The plaintiffs cite the case law here on the need for “substantial evidence.” “In reviewing an agency’s decision to adopt a negative declaration, a trial court applies the ‘fair argument’ test,” which requires that an agency “prepare an EIR whenever substantial evidence in the record supports a fair argument that a proposed project may have a significant effect on the environment.”
“If there is substantial evidence in light of the whole record before the lead agency that the project may have a significant effect on the environment, an environmental impact report shall be prepared.”
“’Substantial evidence’ means enough relevant information and reasonable inferences … that a fair argument can be made to support a conclusion, even though other conclusions might also be reached.”
Mr. Harrington and Mr. Mooney argue, “Contrary to Respondents’ assertions, Mr. Smith, as well as other evidence in the record, constitutes substantial evidence that supports a fair argument that the Project may have a significant impact.” They note that the substantial evidence consists of “fact, a reasonable assumption predicated upon fact, or expert opinion supported by fact.”
They argue that “there can be no dispute that Mr. Smith is a qualified traffic engineer with decades of experience.” The question, therefore, is whether “his expert opinion is supported by fact.”
They argue, “The City attempts to disparage Mr. Smith’s opinion and comments because they were based in part on his personal observations over a period of 15 years. Contrary to the City’s assertions, such personal observations can serve as the factual basis to support an expert opinion. In addition to Mr. Smith’s personal observations, Mr. Smith has performed numerous traffic studies in the Davis and UC Davis area.”
They argue that “personal and first hand observations by an expert” would “constitute a factual basis to support an opinion.”
They continue, “This is not a case where Mr. Smith indicated that he simply visited the site or drove by the site as part of his review of this matter. Mr. Smith indicated that he had visited the site over 15 years and many occasions viewed this site based upon his experience and expertise as a traffic engineer.”
The plaintiffs add, “The City’s own consultant, Fehrs & Peers, previously confirmed that Mr. Smith’s observations [were] made over a period of 15 years. Fehrs & Peers stated that actual conditions are much worse than the theoretical calculations at the intersection and documents the fact that professional observations can be more relevant than theoretical calculations.”
“The City argues that Mr. Smith’s expert opinion does not rise to substantial evidence because he did not conduct a traffic study or conduct his own modeling. The fact that Mr. Smith did not perform separate counts or modeling does not mean that his personal observations, the observations of others, and his expert opinion do not rise to the level of substantial evidence.”
The plaintiffs cite case law where the courts conclude “that opponents that challenge a negative declaration often have no expert studies to rely on and that such absence of expert studies is not an obstacle because personal observations concerning nontechnical matters may constitute substantial evidence under CEQA.”
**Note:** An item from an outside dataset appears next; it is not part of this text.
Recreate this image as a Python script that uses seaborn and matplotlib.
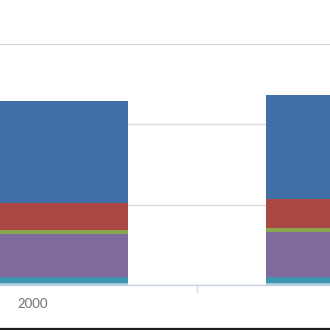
import matplotlib
matplotlib.use("Agg")
import matplotlib.pyplot as plt
from matplotlib.lines import Line2D
from matplotlib.ticker import FixedLocator
import seaborn as sns
import pandas as pd
import numpy as np

years = ["2000", "2001"]
s_light = [0.4, 0.4]
s_teal = [1.5, 1.5]
s_purple = [10.7, 11.4]
s_olive = [1.0, 1.0]
s_red = [6.7, 7.0]
s_blue = [25.4, 26.1]

series = [s_light, s_teal, s_purple, s_olive, s_red, s_blue]
colors = ["#9CCBE0", "#3D96AE", "#80699B", "#89A54E", "#AA4643", "#4070A5"]

sns.set_theme(style="white")
plt.rcParams["font.family"] = ["Lato", "DejaVu Sans"]

fig = plt.figure(figsize=(3.3, 3.3), dpi=100)
ax = fig.add_axes([0.0, (330 - 285) / 330, 1.0, 241 / 330])

cum = np.cumsum(np.array(series), axis=0)
# draw from tallest (top series) to shortest so lower segments cover upper
for i in range(len(series) - 1, -1, -1):
    df = pd.DataFrame({"year": years, "value": cum[i]})
    sns.barplot(data=df, x="year", y="value", color=colors[i], width=0.58,
                saturation=1, ax=ax, zorder=2, linewidth=0)

ax.set_ylim(0, 60)
ax.set_yticks([0, 20, 40, 60])
ax.yaxis.grid(True, color="#D9D9D9", linewidth=1.0, zorder=0)
ax.set_axisbelow(True)
ax.set_yticklabels([])
ax.tick_params(axis="y", length=0)

px_per_unit = 328
left = 0 - 33 / px_per_unit
ax.set_xlim(left, left + 330 / px_per_unit)
ax.set_xlabel("")
ax.set_ylabel("")
ax.tick_params(axis="x", which="major", length=0, pad=9, labelsize=9.5,
               labelcolor="#707070")
ax.xaxis.set_minor_locator(FixedLocator([0.5]))
ax.tick_params(axis="x", which="minor", bottom=True, length=6, width=1,
               color="#D0DCE8", direction="out")

for s in ["top", "left", "right"]:
    ax.spines[s].set_visible(False)
ax.spines["bottom"].set_color("#C8D6E4")
ax.spines["bottom"].set_linewidth(1.0)

fig.add_artist(Line2D([0, 1], [1.0 / 330, 1.0 / 330], transform=fig.transFigure,
                      color="#1E1E1E", linewidth=1.6))

fig.savefig("out.png", dpi=100)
From the city’s perspective, they argue, “the two opinions Petitioner relies on to challenge the expert findings contained in the Fehr & Peers Traffic Study are not supported by facts and thus do not meet the standard set forth in CEQA Guidelines.”
“The opinion letters offered by Petitioner, and the limited context on which they are based, are not adequate ‘expert opinion’ and, even if considered as such, cannot be given the weight of substantial evidence simply on the basis that they conflict with conclusions in the Traffic Study,” they argue.
The city attacks one of the letters, arguing that it is “rife with conjecture and unsubstantiated claims that do not qualify as proper expert opinion.” They continue that traffic engineer Daniel Smith “belies his own credibility as an expert by asserting that his opinion is based on ‘personal observations’ from ‘his more than occasional visits to [the] intersection [of Richards Boulevard and Olive Drive] over the past 15 year[s].’”
They argue that the phrase “more than occasional” “appears to be little more than thinly-veiled code for ‘I haven’t visited the site much.’ Smith’s concession that he has never conducted a formal traffic study of this intersection further undermines his credibility as an expert.”
The city counters, “Professionally-licensed traffic engineers perform detailed site assessments to support their calculations and conclusions.”
Mr. Smith “attempts to contradict the Fehr & Peers determination that the Richards Boulevard/Olive Drive intersection operates at LOS B by asserting that the intersection actually functions at ‘LOS E or F.’ But, Smith fails to provide any foundation for his allegation.”
The plaintiffs counter that Mr. Smith’s observations are supported by comments from Councilmember Brett Lee who offers “the traffic could be extremely problematic for little blocks of periods.”
Mayor Pro Tem Rob Davis added, “There’s a lot of anxiety about this spot because the terrible section, it’s a terrible street segment. It’s just not good but the marginal impact is not huge and that’s what the traffic study shows and at a certain points, but I’m asking us also to recognize that a fairly well-developed methodology was used to assess the fact that the marginal impact is not huge.”